CHALLENGE
Search the data for the string "that" and extract every line where it appears.

____________________

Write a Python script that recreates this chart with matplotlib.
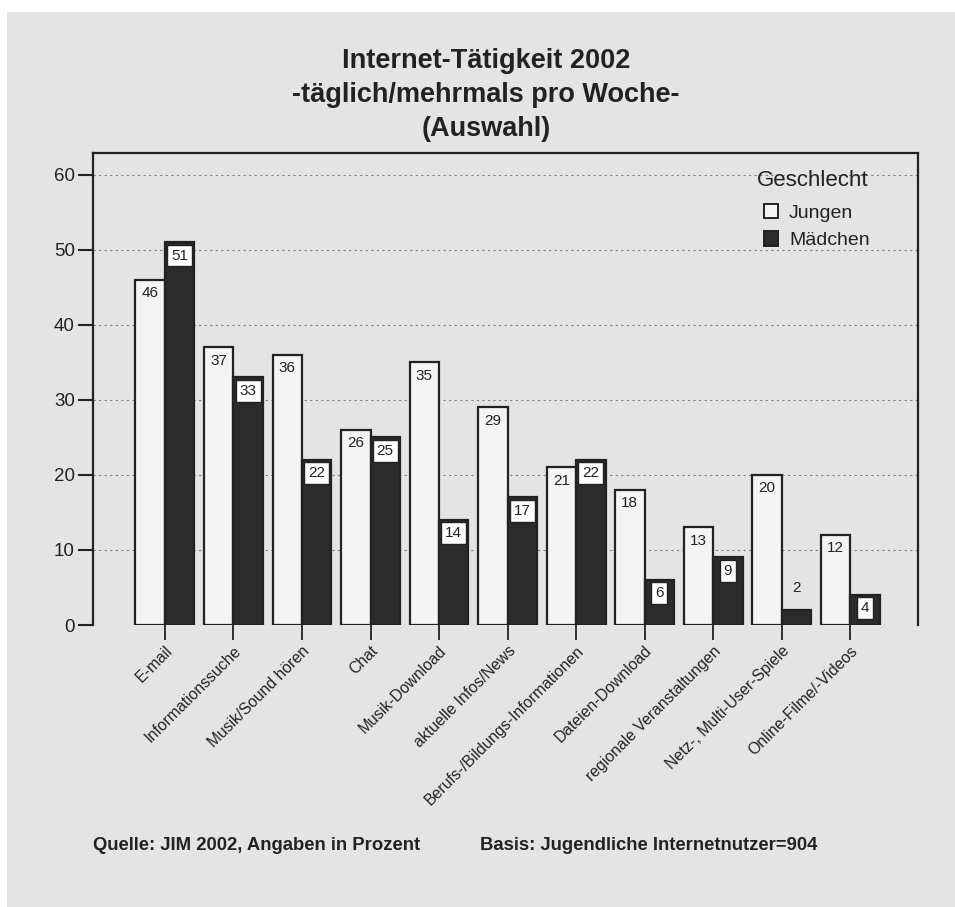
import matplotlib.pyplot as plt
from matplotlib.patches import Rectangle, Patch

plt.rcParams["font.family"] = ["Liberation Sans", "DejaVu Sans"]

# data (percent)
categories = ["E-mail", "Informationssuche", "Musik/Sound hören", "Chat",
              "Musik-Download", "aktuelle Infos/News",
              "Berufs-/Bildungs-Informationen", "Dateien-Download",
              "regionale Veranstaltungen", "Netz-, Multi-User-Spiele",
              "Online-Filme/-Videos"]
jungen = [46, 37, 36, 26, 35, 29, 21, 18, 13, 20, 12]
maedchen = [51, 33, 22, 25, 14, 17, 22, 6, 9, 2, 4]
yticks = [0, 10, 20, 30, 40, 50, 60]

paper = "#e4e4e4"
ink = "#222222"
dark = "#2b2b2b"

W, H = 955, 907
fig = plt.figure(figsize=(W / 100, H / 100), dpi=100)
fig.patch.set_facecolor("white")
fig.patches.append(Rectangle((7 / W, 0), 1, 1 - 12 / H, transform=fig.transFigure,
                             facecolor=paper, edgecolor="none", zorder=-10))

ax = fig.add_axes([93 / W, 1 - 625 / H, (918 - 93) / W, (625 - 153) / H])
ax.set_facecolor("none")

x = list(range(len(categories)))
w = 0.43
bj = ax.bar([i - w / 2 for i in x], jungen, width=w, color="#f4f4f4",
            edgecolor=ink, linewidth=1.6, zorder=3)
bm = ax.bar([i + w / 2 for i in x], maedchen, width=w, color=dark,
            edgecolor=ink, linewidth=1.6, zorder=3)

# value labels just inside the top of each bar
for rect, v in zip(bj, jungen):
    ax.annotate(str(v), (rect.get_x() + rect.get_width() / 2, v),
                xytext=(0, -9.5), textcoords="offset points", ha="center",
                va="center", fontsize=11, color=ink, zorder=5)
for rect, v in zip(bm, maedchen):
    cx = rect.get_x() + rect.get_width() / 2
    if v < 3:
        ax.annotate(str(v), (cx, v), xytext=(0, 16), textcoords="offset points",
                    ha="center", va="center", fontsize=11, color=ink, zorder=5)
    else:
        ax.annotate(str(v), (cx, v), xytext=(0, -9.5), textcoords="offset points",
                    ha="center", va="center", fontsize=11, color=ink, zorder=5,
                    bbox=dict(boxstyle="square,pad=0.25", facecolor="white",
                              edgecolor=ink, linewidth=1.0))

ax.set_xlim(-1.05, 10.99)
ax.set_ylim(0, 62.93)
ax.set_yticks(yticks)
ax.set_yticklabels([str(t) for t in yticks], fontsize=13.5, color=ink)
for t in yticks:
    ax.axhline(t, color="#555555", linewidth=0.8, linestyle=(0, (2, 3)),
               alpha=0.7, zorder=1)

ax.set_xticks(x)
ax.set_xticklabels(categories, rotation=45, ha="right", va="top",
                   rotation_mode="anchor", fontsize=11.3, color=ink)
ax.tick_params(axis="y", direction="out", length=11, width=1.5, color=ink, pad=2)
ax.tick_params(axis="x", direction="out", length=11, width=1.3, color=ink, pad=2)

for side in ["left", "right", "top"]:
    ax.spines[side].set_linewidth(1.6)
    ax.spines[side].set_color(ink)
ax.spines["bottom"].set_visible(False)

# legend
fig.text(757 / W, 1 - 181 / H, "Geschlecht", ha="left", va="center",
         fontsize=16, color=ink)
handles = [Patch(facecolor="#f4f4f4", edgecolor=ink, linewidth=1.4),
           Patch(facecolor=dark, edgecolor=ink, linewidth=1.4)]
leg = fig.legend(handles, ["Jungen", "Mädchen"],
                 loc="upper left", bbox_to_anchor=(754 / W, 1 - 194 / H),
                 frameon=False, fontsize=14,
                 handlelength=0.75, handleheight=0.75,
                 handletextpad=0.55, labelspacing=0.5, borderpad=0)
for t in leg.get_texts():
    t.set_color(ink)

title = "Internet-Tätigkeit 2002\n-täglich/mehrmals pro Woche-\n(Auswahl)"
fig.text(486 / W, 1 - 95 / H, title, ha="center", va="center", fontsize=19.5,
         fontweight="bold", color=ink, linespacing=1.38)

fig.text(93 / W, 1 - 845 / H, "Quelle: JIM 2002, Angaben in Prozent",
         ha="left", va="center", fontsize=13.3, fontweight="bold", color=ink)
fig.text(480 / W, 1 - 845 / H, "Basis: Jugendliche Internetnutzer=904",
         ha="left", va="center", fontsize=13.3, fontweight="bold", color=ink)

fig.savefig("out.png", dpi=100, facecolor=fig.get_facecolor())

____________________

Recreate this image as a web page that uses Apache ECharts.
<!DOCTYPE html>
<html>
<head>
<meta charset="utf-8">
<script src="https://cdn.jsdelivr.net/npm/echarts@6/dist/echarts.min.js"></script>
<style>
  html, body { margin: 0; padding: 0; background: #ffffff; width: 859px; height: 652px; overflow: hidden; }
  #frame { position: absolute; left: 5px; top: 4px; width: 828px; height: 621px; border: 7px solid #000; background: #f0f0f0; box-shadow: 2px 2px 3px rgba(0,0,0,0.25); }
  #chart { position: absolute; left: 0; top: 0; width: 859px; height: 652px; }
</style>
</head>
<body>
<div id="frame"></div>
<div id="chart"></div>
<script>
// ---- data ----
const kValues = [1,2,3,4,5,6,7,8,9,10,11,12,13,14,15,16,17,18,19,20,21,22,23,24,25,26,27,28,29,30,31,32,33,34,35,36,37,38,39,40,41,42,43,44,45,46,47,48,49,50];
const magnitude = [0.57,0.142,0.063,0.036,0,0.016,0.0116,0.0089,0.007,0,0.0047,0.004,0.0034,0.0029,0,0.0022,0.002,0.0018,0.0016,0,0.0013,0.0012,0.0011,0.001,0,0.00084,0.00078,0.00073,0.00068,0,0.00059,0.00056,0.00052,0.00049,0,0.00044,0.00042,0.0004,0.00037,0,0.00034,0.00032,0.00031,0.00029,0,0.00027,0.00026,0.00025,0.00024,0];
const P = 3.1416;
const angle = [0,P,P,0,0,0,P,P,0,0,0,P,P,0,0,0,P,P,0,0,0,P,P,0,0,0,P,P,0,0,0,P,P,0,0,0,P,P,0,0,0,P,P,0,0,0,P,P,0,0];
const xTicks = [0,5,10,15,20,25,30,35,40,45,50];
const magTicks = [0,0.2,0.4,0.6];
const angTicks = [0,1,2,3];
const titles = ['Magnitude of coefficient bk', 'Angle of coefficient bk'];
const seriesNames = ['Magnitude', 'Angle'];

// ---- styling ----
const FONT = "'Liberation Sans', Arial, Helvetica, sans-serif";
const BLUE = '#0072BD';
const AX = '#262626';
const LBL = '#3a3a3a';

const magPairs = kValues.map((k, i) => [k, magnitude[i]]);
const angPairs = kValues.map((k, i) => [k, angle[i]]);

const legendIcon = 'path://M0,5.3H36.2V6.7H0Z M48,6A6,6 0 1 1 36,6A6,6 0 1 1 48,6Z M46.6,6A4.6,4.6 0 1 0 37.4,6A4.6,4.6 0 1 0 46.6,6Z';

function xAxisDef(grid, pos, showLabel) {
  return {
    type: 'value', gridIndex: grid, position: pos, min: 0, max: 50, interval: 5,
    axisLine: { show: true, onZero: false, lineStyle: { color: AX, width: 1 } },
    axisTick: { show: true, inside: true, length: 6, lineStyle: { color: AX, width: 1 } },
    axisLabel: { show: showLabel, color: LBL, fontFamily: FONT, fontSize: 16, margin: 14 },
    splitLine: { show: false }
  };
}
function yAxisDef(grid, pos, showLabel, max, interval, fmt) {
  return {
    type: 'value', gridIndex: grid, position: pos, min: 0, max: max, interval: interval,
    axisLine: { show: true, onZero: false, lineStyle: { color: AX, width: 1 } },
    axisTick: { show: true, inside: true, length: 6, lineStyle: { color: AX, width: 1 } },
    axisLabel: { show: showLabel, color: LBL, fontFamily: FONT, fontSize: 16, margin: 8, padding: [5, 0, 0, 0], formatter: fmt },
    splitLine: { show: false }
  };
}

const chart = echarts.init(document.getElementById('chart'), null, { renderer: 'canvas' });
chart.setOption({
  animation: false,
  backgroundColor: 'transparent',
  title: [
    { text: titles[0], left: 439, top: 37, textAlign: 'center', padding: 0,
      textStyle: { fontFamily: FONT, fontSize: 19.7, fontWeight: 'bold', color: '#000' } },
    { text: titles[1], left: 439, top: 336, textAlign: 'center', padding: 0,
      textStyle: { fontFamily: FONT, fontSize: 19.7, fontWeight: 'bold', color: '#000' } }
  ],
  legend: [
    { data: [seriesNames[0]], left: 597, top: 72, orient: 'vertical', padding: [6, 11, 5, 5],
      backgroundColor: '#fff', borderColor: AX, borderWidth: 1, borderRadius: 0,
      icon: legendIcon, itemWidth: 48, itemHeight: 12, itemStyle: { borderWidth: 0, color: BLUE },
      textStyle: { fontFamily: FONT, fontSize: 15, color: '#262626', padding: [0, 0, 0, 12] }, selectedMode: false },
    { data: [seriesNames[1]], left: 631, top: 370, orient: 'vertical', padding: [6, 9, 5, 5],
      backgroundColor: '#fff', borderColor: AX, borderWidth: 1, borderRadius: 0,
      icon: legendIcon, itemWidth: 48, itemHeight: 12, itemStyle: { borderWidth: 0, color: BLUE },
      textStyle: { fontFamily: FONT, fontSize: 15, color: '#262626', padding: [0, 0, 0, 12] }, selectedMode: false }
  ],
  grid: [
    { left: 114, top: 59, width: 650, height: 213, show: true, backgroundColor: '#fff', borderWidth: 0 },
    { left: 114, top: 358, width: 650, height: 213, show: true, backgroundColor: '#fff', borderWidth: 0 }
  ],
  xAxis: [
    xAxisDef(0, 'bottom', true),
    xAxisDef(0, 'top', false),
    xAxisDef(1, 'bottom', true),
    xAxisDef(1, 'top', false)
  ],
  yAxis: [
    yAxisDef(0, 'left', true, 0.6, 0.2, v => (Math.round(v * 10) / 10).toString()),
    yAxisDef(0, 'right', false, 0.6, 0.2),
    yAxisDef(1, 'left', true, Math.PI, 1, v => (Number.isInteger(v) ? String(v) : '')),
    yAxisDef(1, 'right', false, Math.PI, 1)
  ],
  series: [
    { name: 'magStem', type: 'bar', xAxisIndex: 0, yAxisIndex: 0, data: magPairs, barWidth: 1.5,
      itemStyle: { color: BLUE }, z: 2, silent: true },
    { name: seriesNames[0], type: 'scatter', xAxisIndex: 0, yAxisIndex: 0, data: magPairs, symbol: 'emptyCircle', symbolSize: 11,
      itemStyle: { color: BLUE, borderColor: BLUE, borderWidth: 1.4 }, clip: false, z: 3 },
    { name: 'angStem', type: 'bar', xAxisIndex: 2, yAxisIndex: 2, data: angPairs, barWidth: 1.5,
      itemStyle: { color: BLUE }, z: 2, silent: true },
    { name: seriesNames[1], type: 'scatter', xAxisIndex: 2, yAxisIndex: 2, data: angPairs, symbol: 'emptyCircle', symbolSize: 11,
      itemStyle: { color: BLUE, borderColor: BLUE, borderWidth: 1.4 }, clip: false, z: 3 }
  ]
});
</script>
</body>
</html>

____________________

FULL ANSWER
Write a Python script that recreates this chart with matplotlib.
Recreate this image as a web page that uses Apache ECharts.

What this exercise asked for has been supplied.